The problem is that the pipeline project has faced stiff opposition from the United States, the United Kingdom, Ukraine and several EU countries who argue that it will increase Moscow’s influence in Europe. It is worth noting that the United States, as the world’s largest producer of natural gas, has a direct financial interest in preventing Russia, the world’s second largest producer, from increasing its market share in Europe. As the Wall Street Journal reported on February 17, “U.S. natural-gas producers and global commodity traders are emerging as some of the biggest beneficiaries of the surging energy prices spreading pain in Europe.”

At the same time, the drum beats of war have reached deafening levels in Ukraine. As I write these words, on the morning of Friday February 25, Russian troops have not only invaded Ukraine; they have already reached Kiev. All that in the space of little more than 24 hours. Meanwhile, analysts are still trying to digest the meaning and implications of Vladimir Putin’s earlier decision to recognise the breakaway regions in Eastern Ukraine. As another Vladimir (Illyich Lenin) once said, “there are decades where nothing happens and there are weeks when decades happen.” This, it seems, is one of those weeks.

Both the U.S. and the EU have responded to Putin’s moves by imposing round after round of sanctions on Russia, including a decision by German President Olaf Scholtz to halt the process of certifying the Nord Stream 2 gas pipeline. It’s not clear just how long this moratorium could last although the German government has clarified that it will not be permanent. In the meantime, Europe’s gas supplies will remain tight, at least until warmer (and hopefully windier) weather returns.

There is a risk that tensions between Russia and Ukraine (and by extension NATO) will continue to rise. One can only hope that cool minds will prevail. If not, the consequences for Europe and the wider world could be very serious indeed.
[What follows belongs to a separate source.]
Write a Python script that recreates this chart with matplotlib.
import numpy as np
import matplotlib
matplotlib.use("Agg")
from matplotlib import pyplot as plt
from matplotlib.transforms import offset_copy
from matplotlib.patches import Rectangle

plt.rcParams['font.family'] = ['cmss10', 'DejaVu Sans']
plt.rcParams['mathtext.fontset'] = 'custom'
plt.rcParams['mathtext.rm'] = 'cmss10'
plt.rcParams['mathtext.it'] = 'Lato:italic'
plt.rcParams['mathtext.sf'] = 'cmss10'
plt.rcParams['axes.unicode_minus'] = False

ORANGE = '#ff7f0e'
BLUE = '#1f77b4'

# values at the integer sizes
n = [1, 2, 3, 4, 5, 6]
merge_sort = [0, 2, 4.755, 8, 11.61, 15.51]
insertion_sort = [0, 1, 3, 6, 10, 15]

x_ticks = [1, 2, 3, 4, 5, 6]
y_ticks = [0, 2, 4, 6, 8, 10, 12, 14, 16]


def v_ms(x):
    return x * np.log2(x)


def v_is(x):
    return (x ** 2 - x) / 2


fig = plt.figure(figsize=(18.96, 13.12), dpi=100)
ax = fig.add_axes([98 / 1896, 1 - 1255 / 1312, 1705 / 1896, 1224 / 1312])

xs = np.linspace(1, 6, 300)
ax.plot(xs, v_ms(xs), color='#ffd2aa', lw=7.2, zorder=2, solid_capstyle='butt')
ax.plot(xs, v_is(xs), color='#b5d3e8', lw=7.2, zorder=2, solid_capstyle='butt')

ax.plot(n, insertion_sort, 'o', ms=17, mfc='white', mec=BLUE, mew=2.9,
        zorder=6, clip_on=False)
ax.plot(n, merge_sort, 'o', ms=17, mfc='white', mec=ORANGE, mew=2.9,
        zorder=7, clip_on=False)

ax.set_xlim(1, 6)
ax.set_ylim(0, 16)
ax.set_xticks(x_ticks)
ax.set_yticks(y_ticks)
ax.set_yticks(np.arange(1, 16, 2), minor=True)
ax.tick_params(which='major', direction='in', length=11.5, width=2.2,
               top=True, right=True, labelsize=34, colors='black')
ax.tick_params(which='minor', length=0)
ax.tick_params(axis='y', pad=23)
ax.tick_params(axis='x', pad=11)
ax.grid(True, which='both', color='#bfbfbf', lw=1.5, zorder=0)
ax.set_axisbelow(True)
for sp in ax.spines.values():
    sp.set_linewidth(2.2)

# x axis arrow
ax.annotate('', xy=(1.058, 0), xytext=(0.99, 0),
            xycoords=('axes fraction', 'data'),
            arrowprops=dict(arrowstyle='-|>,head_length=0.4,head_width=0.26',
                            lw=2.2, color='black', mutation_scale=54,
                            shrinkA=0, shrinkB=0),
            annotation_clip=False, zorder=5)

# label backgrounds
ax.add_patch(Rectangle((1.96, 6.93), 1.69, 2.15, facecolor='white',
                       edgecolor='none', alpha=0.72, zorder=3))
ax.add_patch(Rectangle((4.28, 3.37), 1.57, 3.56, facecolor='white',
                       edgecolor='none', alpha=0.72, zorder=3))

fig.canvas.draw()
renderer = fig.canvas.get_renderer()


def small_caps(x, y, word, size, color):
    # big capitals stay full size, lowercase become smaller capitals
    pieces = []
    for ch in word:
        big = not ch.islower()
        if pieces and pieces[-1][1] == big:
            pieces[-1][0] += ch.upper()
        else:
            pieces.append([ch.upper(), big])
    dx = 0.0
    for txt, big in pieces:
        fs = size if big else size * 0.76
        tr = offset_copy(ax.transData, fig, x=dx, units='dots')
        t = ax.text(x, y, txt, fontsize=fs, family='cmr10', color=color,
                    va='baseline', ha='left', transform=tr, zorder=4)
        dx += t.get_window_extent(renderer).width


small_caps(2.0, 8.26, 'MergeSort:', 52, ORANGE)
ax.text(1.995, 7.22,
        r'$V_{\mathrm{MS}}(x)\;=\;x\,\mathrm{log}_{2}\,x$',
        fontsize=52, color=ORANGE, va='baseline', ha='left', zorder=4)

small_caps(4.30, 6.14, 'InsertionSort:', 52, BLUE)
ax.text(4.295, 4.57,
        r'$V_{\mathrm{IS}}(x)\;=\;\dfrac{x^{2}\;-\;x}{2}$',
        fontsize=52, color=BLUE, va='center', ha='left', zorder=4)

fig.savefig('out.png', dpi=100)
Oil prices are already surging. On February 24 Brent oil rose above the $100 mark for the first time since 2014. Russia could retaliate to sanctions by cutting off gas supplies to the EU. That would plunge Europe into a far worse energy crisis while sending global energy prices spiraling even higher. Given Russia’s role as a leading global supplier of food, energy and other core minerals (e.g., aluminium, titanium, platinum, palladium, nickel and potash), Western sanctions could very easily backfire. If there is one lesson modern history has taught us (or at least should have), it is that when war involving one or more major energy producers breaks out, energy prices tend to surge.